STORED DATA

──────

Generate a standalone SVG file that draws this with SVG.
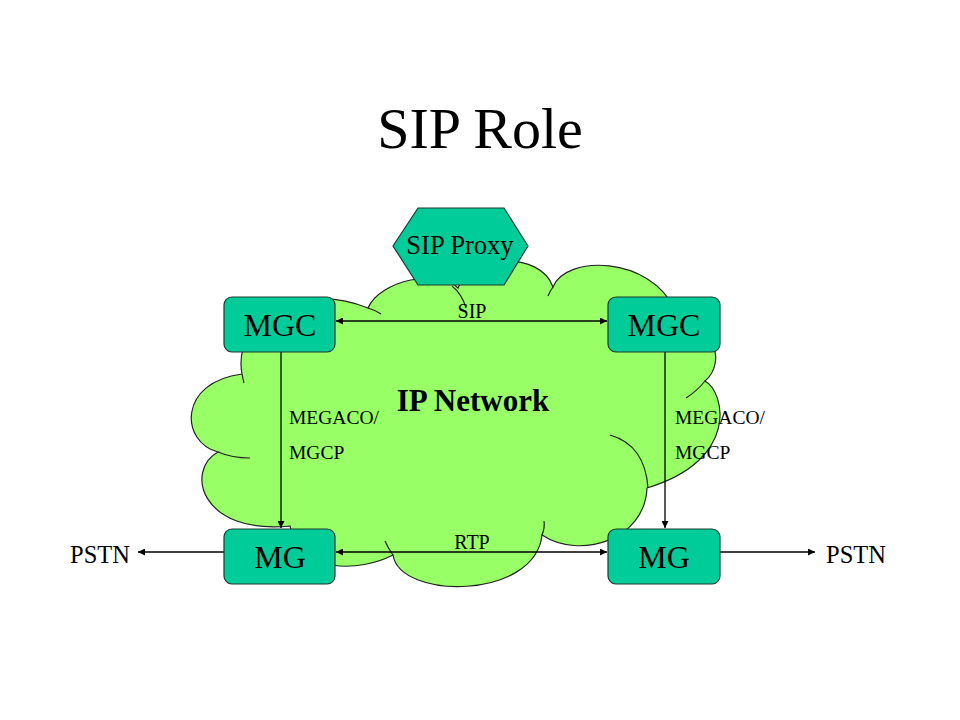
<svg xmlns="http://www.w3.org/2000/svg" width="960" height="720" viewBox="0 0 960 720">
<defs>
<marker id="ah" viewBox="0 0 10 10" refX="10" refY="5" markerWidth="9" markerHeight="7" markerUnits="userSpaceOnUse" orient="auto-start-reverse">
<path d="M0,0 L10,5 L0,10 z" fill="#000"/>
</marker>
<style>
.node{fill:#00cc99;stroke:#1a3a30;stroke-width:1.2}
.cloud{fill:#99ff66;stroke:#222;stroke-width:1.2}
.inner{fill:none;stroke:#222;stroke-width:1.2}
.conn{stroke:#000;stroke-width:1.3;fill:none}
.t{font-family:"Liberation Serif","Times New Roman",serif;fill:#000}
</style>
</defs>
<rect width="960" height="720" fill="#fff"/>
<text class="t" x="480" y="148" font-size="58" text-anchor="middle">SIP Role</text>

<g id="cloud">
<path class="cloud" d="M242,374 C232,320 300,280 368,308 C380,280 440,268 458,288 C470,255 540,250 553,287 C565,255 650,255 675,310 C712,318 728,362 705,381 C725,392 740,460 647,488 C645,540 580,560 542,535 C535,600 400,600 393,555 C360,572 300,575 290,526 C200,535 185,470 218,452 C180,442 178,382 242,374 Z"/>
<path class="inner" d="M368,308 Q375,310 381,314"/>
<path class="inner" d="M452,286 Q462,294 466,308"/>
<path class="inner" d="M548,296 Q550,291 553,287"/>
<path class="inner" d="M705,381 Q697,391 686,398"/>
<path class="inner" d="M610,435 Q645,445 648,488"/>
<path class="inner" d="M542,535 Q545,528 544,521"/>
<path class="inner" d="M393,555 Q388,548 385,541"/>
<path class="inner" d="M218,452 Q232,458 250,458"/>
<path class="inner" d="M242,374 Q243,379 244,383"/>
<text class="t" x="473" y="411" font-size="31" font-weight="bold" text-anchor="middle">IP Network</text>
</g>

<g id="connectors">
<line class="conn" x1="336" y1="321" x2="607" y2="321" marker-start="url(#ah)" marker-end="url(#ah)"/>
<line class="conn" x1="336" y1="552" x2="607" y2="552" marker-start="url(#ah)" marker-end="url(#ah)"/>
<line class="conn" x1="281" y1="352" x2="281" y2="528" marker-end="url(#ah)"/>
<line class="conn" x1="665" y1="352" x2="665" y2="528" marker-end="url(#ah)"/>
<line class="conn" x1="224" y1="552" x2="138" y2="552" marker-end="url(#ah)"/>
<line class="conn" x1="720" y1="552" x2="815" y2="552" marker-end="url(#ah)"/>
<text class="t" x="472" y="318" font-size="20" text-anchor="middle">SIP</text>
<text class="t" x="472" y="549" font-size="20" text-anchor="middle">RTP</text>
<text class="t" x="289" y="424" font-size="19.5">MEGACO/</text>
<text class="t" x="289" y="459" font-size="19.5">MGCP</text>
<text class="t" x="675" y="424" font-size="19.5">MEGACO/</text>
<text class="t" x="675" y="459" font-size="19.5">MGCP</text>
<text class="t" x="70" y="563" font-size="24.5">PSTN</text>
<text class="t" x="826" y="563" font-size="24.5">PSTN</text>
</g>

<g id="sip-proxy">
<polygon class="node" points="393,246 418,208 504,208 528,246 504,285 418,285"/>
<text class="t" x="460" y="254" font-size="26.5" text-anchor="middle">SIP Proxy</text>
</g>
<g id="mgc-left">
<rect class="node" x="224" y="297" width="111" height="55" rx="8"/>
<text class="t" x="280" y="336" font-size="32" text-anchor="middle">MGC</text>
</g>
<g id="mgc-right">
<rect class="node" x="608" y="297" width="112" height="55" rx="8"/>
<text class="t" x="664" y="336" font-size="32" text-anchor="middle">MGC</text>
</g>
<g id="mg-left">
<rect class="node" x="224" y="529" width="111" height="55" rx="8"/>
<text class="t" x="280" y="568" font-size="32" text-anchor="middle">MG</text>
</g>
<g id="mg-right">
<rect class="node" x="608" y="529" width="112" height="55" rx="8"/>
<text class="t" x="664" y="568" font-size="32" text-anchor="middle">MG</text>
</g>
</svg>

──────

PROBLEM STATEMENT
Copy the whole listing above word for word but do not carry over the pictures.

OUTPUT BELOW
Generate a standalone SVG file that draws this with SVG.
<svg xmlns="http://www.w3.org/2000/svg" width="960" height="720" viewBox="0 0 960 720">
<defs>
<marker id="ah" viewBox="0 0 10 10" refX="10" refY="5" markerWidth="9" markerHeight="7" markerUnits="userSpaceOnUse" orient="auto-start-reverse">
<path d="M0,0 L10,5 L0,10 z" fill="#000"/>
</marker>
<style>
.node{fill:#00cc99;stroke:#1a3a30;stroke-width:1.2}
.cloud{fill:#99ff66;stroke:#222;stroke-width:1.2}
.inner{fill:none;stroke:#222;stroke-width:1.2}
.conn{stroke:#000;stroke-width:1.3;fill:none}
.t{font-family:"Liberation Serif","Times New Roman",serif;fill:#000}
</style>
</defs>
<rect width="960" height="720" fill="#fff"/>
<text class="t" x="480" y="148" font-size="58" text-anchor="middle">SIP Role</text>

<g id="cloud">
<path class="cloud" d="M242,374 C232,320 300,280 368,308 C380,280 440,268 458,288 C470,255 540,250 553,287 C565,255 650,255 675,310 C712,318 728,362 705,381 C725,392 740,460 647,488 C645,540 580,560 542,535 C535,600 400,600 393,555 C360,572 300,575 290,526 C200,535 185,470 218,452 C180,442 178,382 242,374 Z"/>
<path class="inner" d="M368,308 Q375,310 381,314"/>
<path class="inner" d="M452,286 Q462,294 466,308"/>
<path class="inner" d="M548,296 Q550,291 553,287"/>
<path class="inner" d="M705,381 Q697,391 686,398"/>
<path class="inner" d="M610,435 Q645,445 648,488"/>
<path class="inner" d="M542,535 Q545,528 544,521"/>
<path class="inner" d="M393,555 Q388,548 385,541"/>
<path class="inner" d="M218,452 Q232,458 250,458"/>
<path class="inner" d="M242,374 Q243,379 244,383"/>
<text class="t" x="473" y="411" font-size="31" font-weight="bold" text-anchor="middle">IP Network</text>
</g>

<g id="connectors">
<line class="conn" x1="336" y1="321" x2="607" y2="321" marker-start="url(#ah)" marker-end="url(#ah)"/>
<line class="conn" x1="336" y1="552" x2="607" y2="552" marker-start="url(#ah)" marker-end="url(#ah)"/>
<line class="conn" x1="281" y1="352" x2="281" y2="528" marker-end="url(#ah)"/>
<line class="conn" x1="665" y1="352" x2="665" y2="528" marker-end="url(#ah)"/>
<line class="conn" x1="224" y1="552" x2="138" y2="552" marker-end="url(#ah)"/>
<line class="conn" x1="720" y1="552" x2="815" y2="552" marker-end="url(#ah)"/>
<text class="t" x="472" y="318" font-size="20" text-anchor="middle">SIP</text>
<text class="t" x="472" y="549" font-size="20" text-anchor="middle">RTP</text>
<text class="t" x="289" y="424" font-size="19.5">MEGACO/</text>
<text class="t" x="289" y="459" font-size="19.5">MGCP</text>
<text class="t" x="675" y="424" font-size="19.5">MEGACO/</text>
<text class="t" x="675" y="459" font-size="19.5">MGCP</text>
<text class="t" x="70" y="563" font-size="24.5">PSTN</text>
<text class="t" x="826" y="563" font-size="24.5">PSTN</text>
</g>

<g id="sip-proxy">
<polygon class="node" points="393,246 418,208 504,208 528,246 504,285 418,285"/>
<text class="t" x="460" y="254" font-size="26.5" text-anchor="middle">SIP Proxy</text>
</g>
<g id="mgc-left">
<rect class="node" x="224" y="297" width="111" height="55" rx="8"/>
<text class="t" x="280" y="336" font-size="32" text-anchor="middle">MGC</text>
</g>
<g id="mgc-right">
<rect class="node" x="608" y="297" width="112" height="55" rx="8"/>
<text class="t" x="664" y="336" font-size="32" text-anchor="middle">MGC</text>
</g>
<g id="mg-left">
<rect class="node" x="224" y="529" width="111" height="55" rx="8"/>
<text class="t" x="280" y="568" font-size="32" text-anchor="middle">MG</text>
</g>
<g id="mg-right">
<rect class="node" x="608" y="529" width="112" height="55" rx="8"/>
<text class="t" x="664" y="568" font-size="32" text-anchor="middle">MG</text>
</g>
</svg>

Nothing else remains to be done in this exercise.